De la misma manera que la ciudad de Alejandría permanece intacta en las páginas de la tetralogía, en estas habitan también los personajes y sucesos —según Durrell, ficticios— que corren por las venas de la ciudad, destinados todos y cada uno de estos a ser descubiertos y diseccionados por el tiempo, el espacio y los distintos puntos de vista, por medio del filo de una pluma impecable. Es con estos tres últimos elementos con los que ha de jugar Durrell para ofrecer una complejidad digna del comportamiento y las acciones del ser humano, promovidas por sentimientos, hechos y distintas perspectivas, así como por engaños y estrategias. Un viaje desde la superficie de los personajes hasta las mismas entrañas de sus apariciones, acciones y relaciones. Un hábil juego de puntos de vista, verdades y mentiras, repartidas a lo largo de las tres primeras novelas (Justine, Balthazar y Mountolive), que no permiten avanzar al tiempo, aunque su lectura conlleve descubrir siempre nuevas realidades que conduzcan lenta y majestuosamente a un desenfrenado estado de consciencia plural. Así, se avanza finalmente en el tiempo con el último tomo, Clea, donde el lector es por fin capaz de comprender las consecuencias de los actos que tienen lugar en los anteriores libros al permitírsele conocer lo venidero.
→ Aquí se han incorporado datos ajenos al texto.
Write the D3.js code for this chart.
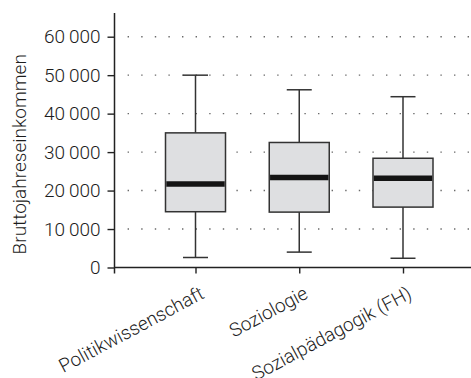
<!DOCTYPE html>
<html>
<head>
<meta charset="utf-8">
<script src="https://cdn.jsdelivr.net/npm/d3@7"></script>
<style>
  html, body { margin: 0; padding: 0; background: #fff; }
  svg { display: block; font-family: Roboto, "Liberation Sans", sans-serif; font-weight: 300; }
</style>
</head>
<body>
<svg id="chart" width="471" height="378"></svg>
<script>
// Annual gross income by field of study (box plot summaries)
const categories = ["Politikwissenschaft", "Soziologie", "Sozialpädagogik (FH)"];
const whiskerLow = [2600, 4000, 2400];
const quartile1  = [14500, 14400, 15700];
const medians    = [21700, 23400, 23200];
const quartile3  = [35000, 32500, 28400];
const whiskerHigh = [50000, 46200, 44400];
const yTicks = [0, 10000, 20000, 30000, 40000, 50000, 60000];
const yTitle = "Bruttojahreseinkommen";

const rows = categories.map((c, i) => ({
  name: c, lo: whiskerLow[i], q1: quartile1[i], med: medians[i], q3: quartile3[i], hi: whiskerHigh[i]
}));

const svg = d3.select("#chart");
const plotLeft = 114.5, plotRight = 471, plotTop = 13, plotBottom = 267.5;
const fontPx = "19px", ink = "#1c1c1c";

const y = d3.scaleLinear().domain([0, 60000]).range([plotBottom, 36.7]);
const x = d3.scalePoint().domain(categories).range([195.5, 403]);

const fmt = d3.formatLocale({ decimal: ",", thousands: "\u2009", grouping: [3], currency: ["", "€"] }).format(",d");

// dotted horizontal grid
svg.append("g")
  .selectAll("line")
  .data(yTicks.filter(d => d > 0))
  .join("line")
  .attr("x1", 127.6).attr("x2", plotRight)
  .attr("y1", d => y(d)).attr("y2", d => y(d))
  .attr("stroke", "#6a6a6a")
  .attr("stroke-width", 1.4)
  .attr("stroke-dasharray", "1.4,12.2");

// y axis
const yAxis = svg.append("g")
  .attr("transform", `translate(${plotLeft},0)`)
  .call(d3.axisLeft(y).tickValues(yTicks).tickFormat(fmt).tickSize(7).tickPadding(7).tickSizeOuter(0));
yAxis.select(".domain").remove();
yAxis.selectAll(".tick line").attr("stroke", "#222").attr("stroke-width", 1.4);
yAxis.selectAll(".tick text")
  .attr("fill", ink)
  .style("font-size", fontPx)
  .style("font-family", "Roboto, sans-serif")
  .style("font-weight", 300);
svg.append("line")
  .attr("x1", plotLeft).attr("x2", plotLeft)
  .attr("y1", plotTop).attr("y2", plotBottom + 6)
  .attr("stroke", "#222").attr("stroke-width", 1.5);

// x axis
const xAxis = svg.append("g")
  .attr("transform", `translate(0,${plotBottom})`)
  .call(d3.axisBottom(x).tickSize(6).tickSizeOuter(0).tickFormat(""));
xAxis.select(".domain").attr("d", `M${plotLeft},0H${plotRight}`).attr("stroke", "#222").attr("stroke-width", 1.5);
xAxis.selectAll(".tick line").attr("stroke", "#222").attr("stroke-width", 1.4);

// rotated category labels
svg.append("g")
  .selectAll("text")
  .data(categories)
  .join("text")
  .attr("transform", d => `translate(${x(d) + 10},${plotBottom + 30}) rotate(-28)`)
  .attr("text-anchor", "end")
  .attr("fill", ink)
  .style("font-size", fontPx)
  .text(d => d);

// y axis title
svg.append("text")
  .attr("transform", `translate(26,${(plotTop + plotBottom) / 2 + 14}) rotate(-90)`)
  .attr("text-anchor", "middle")
  .attr("fill", ink)
  .style("font-size", fontPx)
  .text(yTitle);

// boxes
const boxW = 60, capW = 25;
const g = svg.append("g").selectAll("g").data(rows).join("g");

g.append("line")
  .attr("x1", d => x(d.name)).attr("x2", d => x(d.name))
  .attr("y1", d => y(d.hi)).attr("y2", d => y(d.q3))
  .attr("stroke", "#333").attr("stroke-width", 1.5);
g.append("line")
  .attr("x1", d => x(d.name)).attr("x2", d => x(d.name))
  .attr("y1", d => y(d.q1)).attr("y2", d => y(d.lo))
  .attr("stroke", "#333").attr("stroke-width", 1.5);
g.selectAll(".cap")
  .data(d => [[d.name, d.hi], [d.name, d.lo]])
  .join("line")
  .attr("x1", d => x(d[0]) - capW / 2).attr("x2", d => x(d[0]) + capW / 2)
  .attr("y1", d => y(d[1])).attr("y2", d => y(d[1]))
  .attr("stroke", "#333").attr("stroke-width", 1.5);
g.append("rect")
  .attr("x", d => x(d.name) - boxW / 2)
  .attr("width", boxW)
  .attr("y", d => y(d.q3))
  .attr("height", d => y(d.q1) - y(d.q3))
  .attr("fill", "#dedfe1")
  .attr("stroke", "#333")
  .attr("stroke-width", 1.5);
g.append("line")
  .attr("x1", d => x(d.name) - boxW / 2 + 0.8).attr("x2", d => x(d.name) + boxW / 2 - 0.8)
  .attr("y1", d => y(d.med)).attr("y2", d => y(d.med))
  .attr("stroke", "#141414").attr("stroke-width", 5.5);
</script>
</body>
</html>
A fin de cuentas, todo es relativo, como nos quiere demostrar Durrell. Nada es absolutamente real o verdadero en su totalidad, por mucho que individualmente lo veamos así y por tanto ningún punto de vista es completamente fiable, tan solo la ciudad y la pasión de sus personajes son verdaderas. Y todo ello se desplegará a través de una narración brillante y de la creación de unos personajes que se irán desarrollando desde las perspectivas que unos tienen sobre los otros, tejiendo los hilos argumentales y personales de cada uno de estos de manera laberíntica, hasta llegar a un núcleo en donde por fin se es capaz de ver lo acontecido con claridad. Si, por lo general, estamos acostumbrados a leer de manera lineal y ordenada, estas novelas, por contra, siguen una estructura de eje circular en la que avanzaremos hacia el interior de la circunferencia a medida que leamos, nunca hacia delante o hacia la expansión, sino hacia el interior de cada uno de los personajes, que de esta manera nos descubrirán los motivos y consecuencias de sus acciones.
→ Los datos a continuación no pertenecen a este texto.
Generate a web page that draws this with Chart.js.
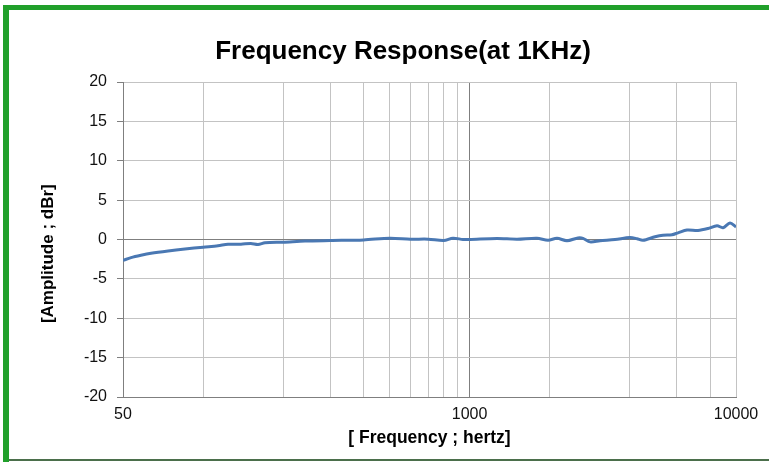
<!DOCTYPE html>
<html>
<head>
<meta charset="utf-8">
<script src="https://cdn.jsdelivr.net/npm/chart.js@4/dist/chart.umd.min.js"></script>
<style>
html,body{margin:0;padding:0;background:#fff;}
#wrap{position:relative;width:769px;height:462px;}
</style>
</head>
<body>
<div id="wrap"><canvas id="c" width="769" height="462"></canvas></div>
<script>
const chartTitle = "Frequency Response(at 1KHz)";
const xAxisTitle = "[ Frequency ; hertz]";
const yAxisTitle = "[Amplitude ; dBr]";

const frequencies = [50,53.6,58.4,63.7,73.8,85.4,100,113.6,123.9,138.6,151,160.6,170.6,200,241,300,400,502,600,700,800,866,945,1000,1267,1507,1790,1970,2128,2320,2552,2665,2832,3086,3514,4000,4250,4475,4967,5320,5750,6060,6548,7200,7850,8486,8937,9495,10000];
const amplitudes = [-2.65,-2.3,-2.0,-1.75,-1.45,-1.2,-0.97,-0.8,-0.6,-0.6,-0.5,-0.63,-0.42,-0.34,-0.2,-0.13,-0.05,0.17,0.04,0.04,-0.13,0.17,0.0,0.0,0.13,0.04,0.17,-0.1,0.15,-0.15,0.2,0.15,-0.3,-0.15,0,0.25,0.1,-0.1,0.35,0.55,0.6,0.85,1.2,1.15,1.4,1.75,1.5,2.1,1.6];

const xTickValues = [50,100,200,300,400,500,600,700,800,900,1000,2000,4000,6000,8000,10000];
const xTickLabels = [50,1000,10000];
const yMin = -20, yMax = 20, yStep = 5;

const FONT = "'Liberation Sans', Arial, sans-serif";

const frame = {
  id: 'frame',
  afterDraw(chart) {
    const ctx = chart.ctx;
    ctx.save();
    // chart title
    ctx.fillStyle = '#000';
    ctx.font = "bold 26px " + FONT;
    ctx.textAlign = 'center';
    ctx.textBaseline = 'alphabetic';
    ctx.fillText(chartTitle, 403, 59);
    // green frame
    ctx.fillStyle = '#21a02b';
    ctx.fillRect(3, 5, 766, 5);
    ctx.fillRect(3, 5, 6, 457);
    ctx.fillStyle = '#4b6f4b';
    ctx.fillRect(9, 459, 760, 2);
    ctx.restore();
  }
};

new Chart(document.getElementById('c'), {
  type: 'line',
  data: {
    datasets: [{
      data: frequencies.map((f, i) => ({x: f, y: amplitudes[i]})),
      borderColor: '#4a78b3',
      borderWidth: 3,
      pointRadius: 0,
      tension: 0.3,
      fill: false
    }]
  },
  plugins: [frame],
  options: {
    responsive: false,
    animation: false,
    devicePixelRatio: 1,
    layout: {padding: {top: 82, left: 0, right: 33, bottom: 0}},
    plugins: {
      legend: {display: false},
      tooltip: {enabled: false},
      title: {display: false}
    },
    scales: {
      x: {
        type: 'logarithmic',
        min: 50,
        max: 10000,
        afterBuildTicks: s => { s.ticks = xTickValues.map(v => ({value: v})); },
        afterFit: s => { s.height = 65; },
        ticks: {
          autoSkip: false,
          maxRotation: 0,
          padding: 8,
          color: '#111',
          font: {family: FONT, size: 16},
          callback: v => xTickLabels.includes(v) ? String(v) : ''
        },
        grid: {
          drawTicks: false,
          color: c => (c.tick && c.tick.value === 1000) ? '#7f7f7f' : '#c3c3c3',
          lineWidth: 1
        },
        border: {color: '#7f7f7f', width: 1},
        title: {
          display: true,
          text: xAxisTitle,
          color: '#000',
          font: {family: FONT, size: 17.5, weight: 'bold'},
          padding: {top: 0, bottom: 13}
        }
      },
      y: {
        min: yMin,
        max: yMax,
        afterFit: s => { s.width = 123; },
        ticks: {
          stepSize: yStep,
          padding: 10,
          color: '#111',
          font: {family: FONT, size: 16}
        },
        grid: {
          drawTicks: true,
          tickLength: 6,
          tickColor: '#7f7f7f',
          color: c => (c.tick && c.tick.value === 0) ? '#7f7f7f' : '#c3c3c3',
          lineWidth: 1
        },
        border: {color: '#7f7f7f', width: 1},
        title: {
          display: true,
          text: yAxisTitle + '      ',
          color: '#000',
          font: {family: FONT, size: 17, weight: 'bold'},
          padding: {top: 38, bottom: 0}
        }
      }
    }
  }
});
</script>
</body>
</html>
El grand style que consagró a Lawrence Durrell como uno de los grandes escritores del siglo XX reluce en las páginas de estas obras en cada párrafo, ofreciendo al lector imágenes tan desgarradoramente hermosas como desoladoras, a través de un discurso de pasión, desamor, ideales, miedo, intereses y política, que arrasa violentamente con la inocencia de quien se enfrenta al texto. Lástima que no sea tres veces más largo, escribió Henry Miller, gran amigo de Durrell, sobre las novelas. Y no le faltaba razón. Aunque tampoco a mi profesor, ya que todos aquellos que aún no hayan tenido el placer o la ocurrencia de sumergirse en estas novelas, son inconscientes afortunados a quienes envidiamos los que sí las hemos leído.